_Problem:_ Exact reproduction is required for the lines bounded by the one containing "Clone this chart" and the one containing "const years = [1980, 1985, 1990, 1995, 2000, 2005, 2006];", both bounds included. Print them without any pictures.

_Dataset extract:_

• • • •

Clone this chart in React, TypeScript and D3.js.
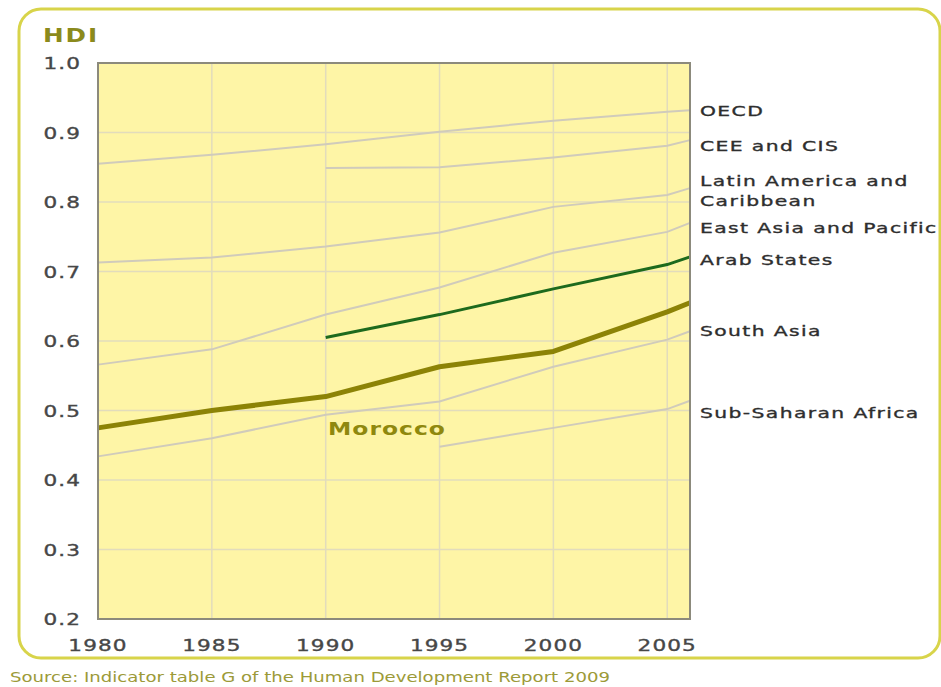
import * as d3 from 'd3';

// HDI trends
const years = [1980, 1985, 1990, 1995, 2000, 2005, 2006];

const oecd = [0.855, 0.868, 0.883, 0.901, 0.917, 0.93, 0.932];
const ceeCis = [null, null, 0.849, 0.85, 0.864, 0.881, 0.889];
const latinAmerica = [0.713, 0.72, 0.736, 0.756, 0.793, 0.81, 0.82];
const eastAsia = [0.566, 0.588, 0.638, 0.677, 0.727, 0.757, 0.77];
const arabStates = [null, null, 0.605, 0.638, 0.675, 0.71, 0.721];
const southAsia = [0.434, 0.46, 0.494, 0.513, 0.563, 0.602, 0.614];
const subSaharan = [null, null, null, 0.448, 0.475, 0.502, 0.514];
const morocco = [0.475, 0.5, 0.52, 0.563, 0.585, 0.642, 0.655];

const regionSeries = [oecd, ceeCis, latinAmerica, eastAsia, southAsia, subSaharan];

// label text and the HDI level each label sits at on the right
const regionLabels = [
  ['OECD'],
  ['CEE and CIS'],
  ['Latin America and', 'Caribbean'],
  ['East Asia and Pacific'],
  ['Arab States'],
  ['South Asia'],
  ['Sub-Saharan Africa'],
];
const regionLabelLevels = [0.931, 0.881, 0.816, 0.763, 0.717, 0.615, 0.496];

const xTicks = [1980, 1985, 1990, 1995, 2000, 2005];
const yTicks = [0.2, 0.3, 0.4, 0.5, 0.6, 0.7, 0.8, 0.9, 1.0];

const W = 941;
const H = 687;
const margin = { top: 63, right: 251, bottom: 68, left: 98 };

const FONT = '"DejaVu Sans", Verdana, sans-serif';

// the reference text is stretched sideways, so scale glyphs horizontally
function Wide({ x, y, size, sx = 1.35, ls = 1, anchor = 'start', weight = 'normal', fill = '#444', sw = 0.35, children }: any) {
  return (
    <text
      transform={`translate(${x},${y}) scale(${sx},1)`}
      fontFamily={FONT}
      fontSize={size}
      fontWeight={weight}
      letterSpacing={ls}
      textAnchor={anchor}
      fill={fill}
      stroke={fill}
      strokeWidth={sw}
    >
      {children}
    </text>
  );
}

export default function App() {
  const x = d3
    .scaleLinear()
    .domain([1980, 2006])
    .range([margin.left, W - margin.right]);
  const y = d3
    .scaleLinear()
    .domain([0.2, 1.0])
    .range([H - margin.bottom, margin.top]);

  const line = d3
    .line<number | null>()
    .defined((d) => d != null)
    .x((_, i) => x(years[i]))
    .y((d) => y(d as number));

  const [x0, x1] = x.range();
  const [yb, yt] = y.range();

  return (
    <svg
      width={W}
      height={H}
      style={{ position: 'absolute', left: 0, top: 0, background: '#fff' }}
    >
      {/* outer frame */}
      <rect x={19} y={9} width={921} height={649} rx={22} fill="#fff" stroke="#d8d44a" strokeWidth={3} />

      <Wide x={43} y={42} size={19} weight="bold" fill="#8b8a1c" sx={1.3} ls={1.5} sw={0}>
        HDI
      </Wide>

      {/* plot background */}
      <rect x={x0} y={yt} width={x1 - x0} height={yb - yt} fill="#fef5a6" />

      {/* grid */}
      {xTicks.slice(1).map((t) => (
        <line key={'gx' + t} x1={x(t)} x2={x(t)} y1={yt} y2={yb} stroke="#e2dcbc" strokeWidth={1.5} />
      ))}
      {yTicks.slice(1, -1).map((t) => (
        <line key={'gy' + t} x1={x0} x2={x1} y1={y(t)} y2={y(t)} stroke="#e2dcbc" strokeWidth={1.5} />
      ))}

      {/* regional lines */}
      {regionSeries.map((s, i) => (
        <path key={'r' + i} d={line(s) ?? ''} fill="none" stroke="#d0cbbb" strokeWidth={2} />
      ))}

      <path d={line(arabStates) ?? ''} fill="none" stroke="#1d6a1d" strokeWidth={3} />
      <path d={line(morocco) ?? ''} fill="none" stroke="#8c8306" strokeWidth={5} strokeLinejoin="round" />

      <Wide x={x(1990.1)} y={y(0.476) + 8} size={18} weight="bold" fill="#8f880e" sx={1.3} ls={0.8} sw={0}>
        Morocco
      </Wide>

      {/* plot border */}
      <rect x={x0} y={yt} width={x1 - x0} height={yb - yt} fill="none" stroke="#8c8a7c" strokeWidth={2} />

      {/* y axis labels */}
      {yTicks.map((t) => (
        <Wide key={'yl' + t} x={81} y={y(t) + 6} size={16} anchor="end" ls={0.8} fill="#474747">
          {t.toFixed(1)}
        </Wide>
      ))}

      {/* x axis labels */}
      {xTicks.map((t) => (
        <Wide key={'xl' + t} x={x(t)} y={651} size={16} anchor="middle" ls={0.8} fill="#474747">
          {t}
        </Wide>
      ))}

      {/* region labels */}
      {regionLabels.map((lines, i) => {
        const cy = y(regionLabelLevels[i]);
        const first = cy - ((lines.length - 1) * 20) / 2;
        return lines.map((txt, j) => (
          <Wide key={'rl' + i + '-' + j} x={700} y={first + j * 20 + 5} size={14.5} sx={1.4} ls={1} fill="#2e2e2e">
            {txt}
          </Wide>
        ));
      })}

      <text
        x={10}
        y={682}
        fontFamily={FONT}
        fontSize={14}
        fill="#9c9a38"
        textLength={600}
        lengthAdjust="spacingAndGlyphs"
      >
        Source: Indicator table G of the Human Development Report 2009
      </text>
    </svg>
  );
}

• • • •

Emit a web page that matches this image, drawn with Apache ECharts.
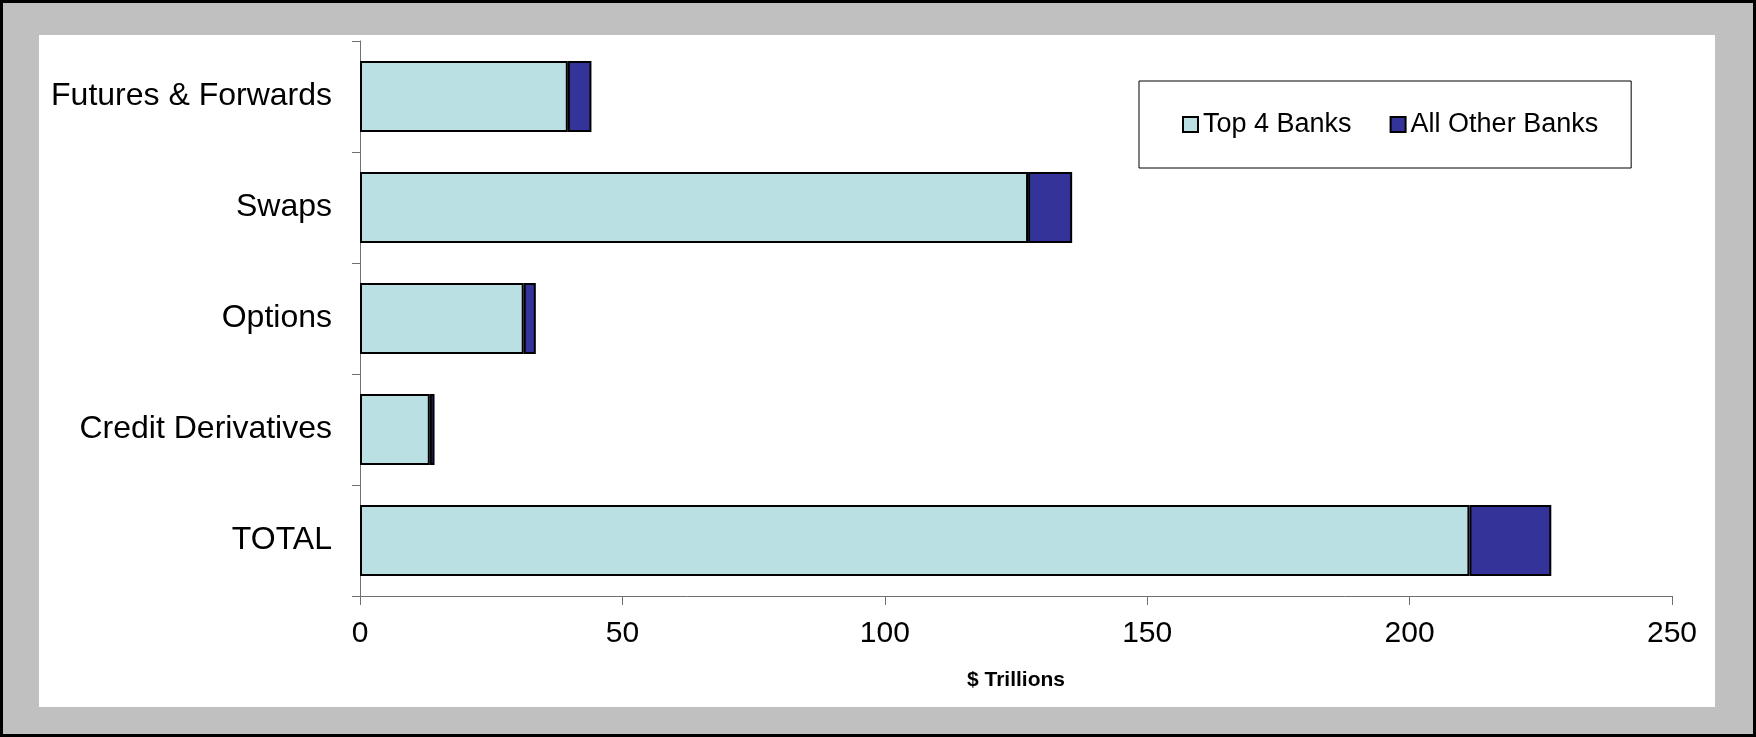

• • • •

_Result for this exercise:_
Clone this chart in React, TypeScript and D3.js.
import * as d3 from 'd3';

// HDI trends
const years = [1980, 1985, 1990, 1995, 2000, 2005, 2006];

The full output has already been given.